Opinión
Aquel ahijado chino
Hace poco, y a raíz de lo escrito sobre mis “amigos” orientales, la profesora María do Carmo Henríquez evocaba los días de su infancia cuando salían a la calle a pedir “para los chinitos”. Yo también viví esa experiencia infantil de pedigüeño filantrópico, cándido e inofensivo salteador de paseantes, y deambulé por las calles con una figura de porcelana entre las manos que representaba la cabeza de un chino coronada por un sombrero en pico en el que se abría una ranura por la que se introducían las monedas. Lejos estaba yo de imaginar entonces –como al paso de los años pude comprobar– que eso mismo es lo que apetecen muchos, que en su cabeza hueca entren, no ideas ni ciencia ni conciencia, sino monedas y más monedas hasta atiborrar su oquedad craneal.
Eran días de celebración del llamado Domund en los que una legión de infantes hacía colecta en favor de niños de China y África, lejanos y desconocidos, nunca visibles. No sé a qué venía aquella caridad de lejanía intercontinental, cuando, por aquel entonces (y hoy también, por desgracia) había tanto necesitado aquí, entre nosotros, a la vuelta de la esquina. Es, desde luego, mucho más tangible la caridad de proximidad que la fiada a tan larga distancia, tanta que llegaba a resultar indefinida y difusa. Quiero confiar en que aquellas recaudaciones estuviesen bajo un riguroso y honesto control que asegurase su llegada a los destinatarios, de modo que, al final, lo recaudado no se lo jugasen cuatro listillos a los chinos.
Pero el culmen de aquellas obras de etérea y ultramarina beneficencia estaba en el apadrinamiento de un “chinito”, ventura que se alcanzaba por sorteo entre los niños de las escuelas. Y en la mía me tocó a mí tamaño honor. No recuerdo en qué forma funcionaba aquel padrinazgo; es muy probable que se atribuyese en compensación a alguna aportación económica y que este fuera el cebo inductor para optar a tan distinguida elección; lo que sí recuerdo es que no se asumía carga tutelar alguna –lógicamente–, y que todo quedaba limitado a dar mi nombre al desconocido chinito apadrinado. No se sabe que tal gesto supusiese ventaja alguna para él; antes al contrario, debía de ser una carga enojosa tener que llevar de por vida un nombre español. De igual modo hay que pensar que al pequeño oriental importaría bien poco quién fuera su desconocido padrino en España. Pero a mí, la idea de que un niño chino llevase mi nombre me producía una dicha especial. Aquel día me sentí ascendido a la condición de adulto, distinguido entre y frente a mis compañeros, afortunado con la posibilidad de ser padrino de un pequeño oriental que, en lo sucesivo, se llamaría como yo. Era como si en el otro confín del planeta hubiese un alter ego mío, una proyección de mi ser deambulando por las calles de su pueblo, cual si me hubiese sido otorgada una vida duplicada, desdoblada, una existencia vicaria en pleno Oriente. Un niño reiniciaba en un lugar remoto, tal vez exótico, su vida llevando mi nombre y vinculado a mí por esa designación; a saber qué me podría deparar aquella vida paralela.

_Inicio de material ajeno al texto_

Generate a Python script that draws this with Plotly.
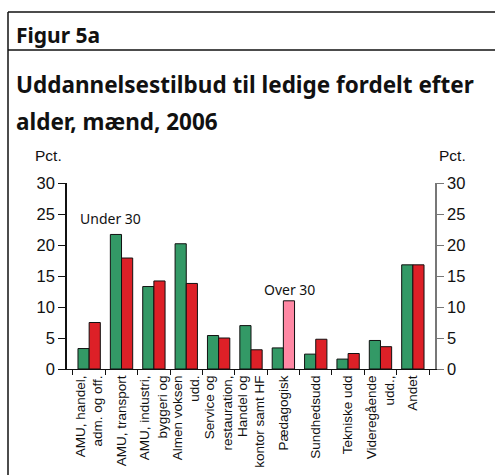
import plotly.graph_objects as go

categories = ["AMU, handel,<br>adm. og off.", "AMU, transport", "AMU, industri,<br>byggeri og",
              "Almen voksen<br>udd.", "Service og<br>restauration,", "Handel og<br>kontor samt HF",
              "Pædagogisk", "Sundhedsudd", "Tekniske udd", "Videregående<br>udd.,", "Andet"]
under30 = [3.3, 21.7, 13.3, 20.2, 5.4, 7.0, 3.4, 2.4, 1.6, 4.6, 16.8]
over30 = [7.5, 17.9, 14.2, 13.8, 5.0, 3.1, 11.0, 4.8, 2.5, 3.6, 16.8]
over30_colors = ["#DD2027"] * 6 + ["#FF88A4"] + ["#DD2027"] * 4
yticks = [0, 5, 10, 15, 20, 25, 30]

W, H = 495, 475
L, R, T, B = 67, 435, 183, 369

def px(x):
    return (x - L) / (R - L)

def py(y):
    return (B - y) / (B - T)

fig = go.Figure()
fig.add_trace(go.Bar(x=categories, y=under30, name="Under 30",
                     marker=dict(color="#339966", line=dict(color="#111111", width=1))))
fig.add_trace(go.Bar(x=categories, y=over30, name="Over 30",
                     marker=dict(color=over30_colors, line=dict(color="#111111", width=1))))
fig.add_trace(go.Scatter(x=categories, y=under30, yaxis="y2", mode="markers",
                         marker=dict(opacity=0), hoverinfo="skip", showlegend=False))

tickfont = dict(family="Liberation Sans, Arial", size=16.5, color="#111111")
fig.update_layout(
    width=W, height=H,
    margin=dict(l=L, r=W - R, t=T, b=H - B),
    paper_bgcolor="white", plot_bgcolor="white",
    showlegend=False, barmode="group", bargap=0.31, bargroupgap=0,
    xaxis=dict(type="category", tickson="boundaries", ticks="outside", ticklen=5,
               tickcolor="#111111", showline=True, linecolor="#111111", linewidth=1,
               tickangle=-90, tickfont=dict(family="Liberation Sans, Arial", size=13.5, color="#111111"),
               showgrid=False, automargin=False),
    yaxis=dict(range=[0, 30], tickvals=yticks, ticks="outside", ticklen=7,
               tickcolor="#111111", showline=True, linecolor="#111111", linewidth=1.5,
               tickfont=tickfont, showgrid=False, zeroline=False, automargin=False),
    yaxis2=dict(range=[0, 30], tickvals=yticks, ticks="outside", ticklen=7,
                tickcolor="#777777", showline=True, linecolor="#777777", linewidth=1.5,
                tickfont=tickfont, showgrid=False, zeroline=False, automargin=False,
                overlaying="y", side="right"),
)

titlefont = "Noto Sans, Open Sans"
ann = [
    dict(text="<b>Figur 5a</b>", x=px(14), y=py(35), xanchor="left", yanchor="middle",
         font=dict(family=titlefont, size=21, color="#111111")),
    dict(text="<b>Uddannelsestilbud til ledige fordelt efter</b>", x=px(14), y=py(84),
         xanchor="left", yanchor="middle", font=dict(family=titlefont, size=22.5, color="#111111")),
    dict(text="<b>alder, mænd, 2006</b>", x=px(14), y=py(121),
         xanchor="left", yanchor="middle", font=dict(family=titlefont, size=22.5, color="#111111")),
    dict(text="Pct.", x=px(33), y=py(156), xanchor="left", yanchor="middle",
         font=dict(family="Liberation Sans, Arial", size=15.5, color="#111111")),
    dict(text="Pct.", x=px(437), y=py(156), xanchor="left", yanchor="middle",
         font=dict(family="Liberation Sans, Arial", size=15.5, color="#111111")),
    dict(text="Under 30", x=px(110), y=py(218), xanchor="center", yanchor="middle",
         font=dict(family=titlefont, size=14, color="#111111")),
    dict(text="Over 30", x=px(289), y=py(289), xanchor="center", yanchor="middle",
         font=dict(family=titlefont, size=14, color="#111111")),
]
for a in ann:
    a.update(xref="paper", yref="paper", showarrow=False)
    fig.add_annotation(**a)

line = dict(color="#111111", width=1.5)
fig.add_shape(type="line", xref="paper", yref="paper", x0=px(8), x1=px(W), y0=py(12), y1=py(12), line=line)
fig.add_shape(type="line", xref="paper", yref="paper", x0=px(8), x1=px(W), y0=py(50), y1=py(50), line=line)
fig.add_shape(type="line", xref="paper", yref="paper", x0=px(8), x1=px(8), y0=py(12), y1=py(H), line=line)

fig.write_html("out.html", config={"displayModeBar": False},
               post_script="document.body.style.margin='0';document.body.style.overflow='hidden';")
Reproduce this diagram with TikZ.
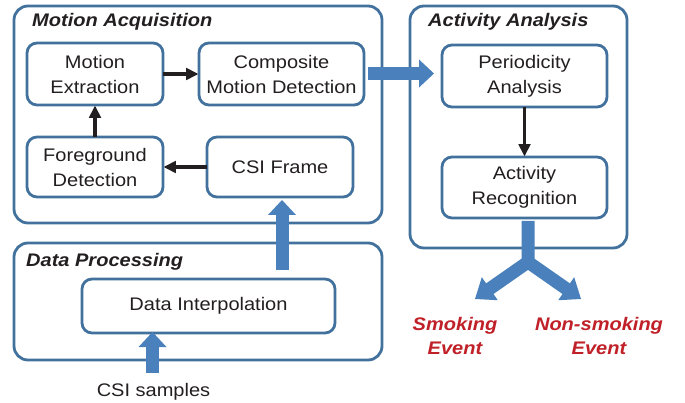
\documentclass[tikz,border=0pt]{standalone}
\usepackage{fontspec}
\setmainfont{Liberation Sans}[FakeStretch=1.1]
\usetikzlibrary{arrows.meta,calc}
\definecolor{boxblue}{RGB}{65,113,156}
\definecolor{arrblue}{RGB}{74,128,188}
\definecolor{evred}{RGB}{192,32,40}
\definecolor{txt}{RGB}{35,31,32}
\begin{document}
\begin{tikzpicture}[x=1pt,y=-1pt,
  container/.style={draw=boxblue, line width=2.8pt, rounded corners=14pt, inner sep=0pt, outer sep=0pt},
  stage/.style={draw=boxblue, line width=2.8pt, rounded corners=10pt, fill=white, align=center,
    inner sep=0pt, outer sep=0pt, font=\fontsize{18.2}{25}\selectfont, text=txt},
  title/.style={anchor=base west, inner sep=0pt, font=\fontsize{18.2}{25}\selectfont\bfseries\itshape, text=txt},
  flow/.style={draw=txt, line width=3.4pt, shorten >=0.8pt, -{Triangle[length=12pt,width=12.5pt,line width=0pt]}},
  block/.style={draw=arrblue, line width=13pt, -{Triangle[length=15pt,width=28pt,line width=0pt]}},
  event/.style={align=center, inner sep=0pt, font=\fontsize{18.2}{24}\selectfont\bfseries\itshape, text=evred},
  plain/.style={inner sep=0pt, font=\fontsize{18.2}{25}\selectfont, text=txt},
]
\useasboundingbox (0,0) rectangle (685,403);

% containers
\node[container, minimum width=368pt, minimum height=217pt] (ma) at (198,114.5) {};
\node[container, minimum width=217pt, minimum height=242pt] (aa) at (518.5,127) {};
\node[container, minimum width=368pt, minimum height=117pt] (dp) at (198,301.5) {};

% titles
\node[title] (tma) at (32,27) {Motion Acquisition};
\node[title] (taa) at (428,27) {Activity Analysis};
\node[title] (tdp) at (26,267) {Data Processing};

% stages
\node[stage, minimum width=136pt, minimum height=62pt] (me) at (95,74) {Motion\\Extraction};
\node[stage, minimum width=165pt, minimum height=62pt] (comp) at (281.5,74) {Composite\\Motion Detection};
\node[stage, minimum width=136pt, minimum height=60pt] (fg) at (95,167) {Foreground\\Detection};
\node[stage, minimum width=146pt, minimum height=60pt] (csif) at (280,167) {CSI Frame};
\node[stage, minimum width=165pt, minimum height=62pt] (per) at (524.5,76) {Periodicity\\Analysis};
\node[stage, minimum width=165pt, minimum height=61pt] (ar) at (524.5,187.5) {Activity\\Recognition};
\node[stage, minimum width=253pt, minimum height=54pt] (di) at (208.5,306) {Data Interpolation};

% outside texts
\node[plain, anchor=base] (csis) at (153.5,396) {CSI samples};
\node[event] (smk) at (455,335.5) {Smoking\\Event};
\node[event] (nsmk) at (599,335.5) {Non-smoking\\Event};

% flow arrows
\draw[flow] (me.east) -- (comp.west);
\draw[flow] (csif.west) -- (fg.east);
\draw[flow] (fg.north) -- (me.south);
\draw[flow] (per.south) -- (ar.north);

% block arrows
\coordinate (hs) at (368,73.5);
\draw[block, shorten >=8pt] (hs) -- (hs -| per.west);
\coordinate (dps) at (282,270);
\draw[block, shorten >=3pt] (dps) -- (dps |- csif.south);
\coordinate (css) at (152.5,373);
\draw[block, shorten >=-1pt] (css) -- (css |- di.south);

% fork arrow
\coordinate (fork) at (528,221);
\fill[arrblue, shift={(fork)}]
  (-6.5,0) -- (6.5,0) -- (6.5,37.7) -- (41.9,62.4) -- (46.2,56.2) -- (53,78) -- (30.2,79.2)
  -- (34.5,73) -- (0,48.9) -- (-34.5,73) -- (-30.2,79.2) -- (-53,78) -- (-46.2,56.2)
  -- (-41.9,62.4) -- (-6.5,37.7) -- cycle;
\end{tikzpicture}
\end{document}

"Era como si en el otro confín del planeta hubiese un 'alter ego' mío, una proyección de mi ser deambulando por las calles de su pueblo, cual si me hubiese sido otorgada una vida duplicada"
Pero lo cierto es que –como era de esperar– nada obtuve de aquel ilusionante padrinazgo. Como es lógico, nunca llegué a saber nada de aquel pobre niño al que decían haberle endilgado mi nombre sin que yo hiciera nada para merecerlo ni él nada para padecerlo. Obviamente, todo aquello era una filfa para ilusionar a los párvulos guerreros del Domund. Está visto que todas las ilusiones engañosas venían de Oriente, si no eran los Reyes Magos, eran los chinitos.
La verdad es que aquel episodio escolar lo tenía casi olvidado, hasta que la alusión de María do Carmo Henríquez a las colectas para los chinitos lo despertó de su letargo. Imagino que a estas alturas ya no se recurre a la tierna infancia para servir de reclamo recaudatorio. ¡Cómo han cambiado las cosas! Y más que cambiarán en el futuro. No descarto que en unas décadas, cuando se cumpla la profecía de Napoleón y China despierte del todo, serán los niños chinos quienes sean llamados a apadrinar españolitos. Al tiempo.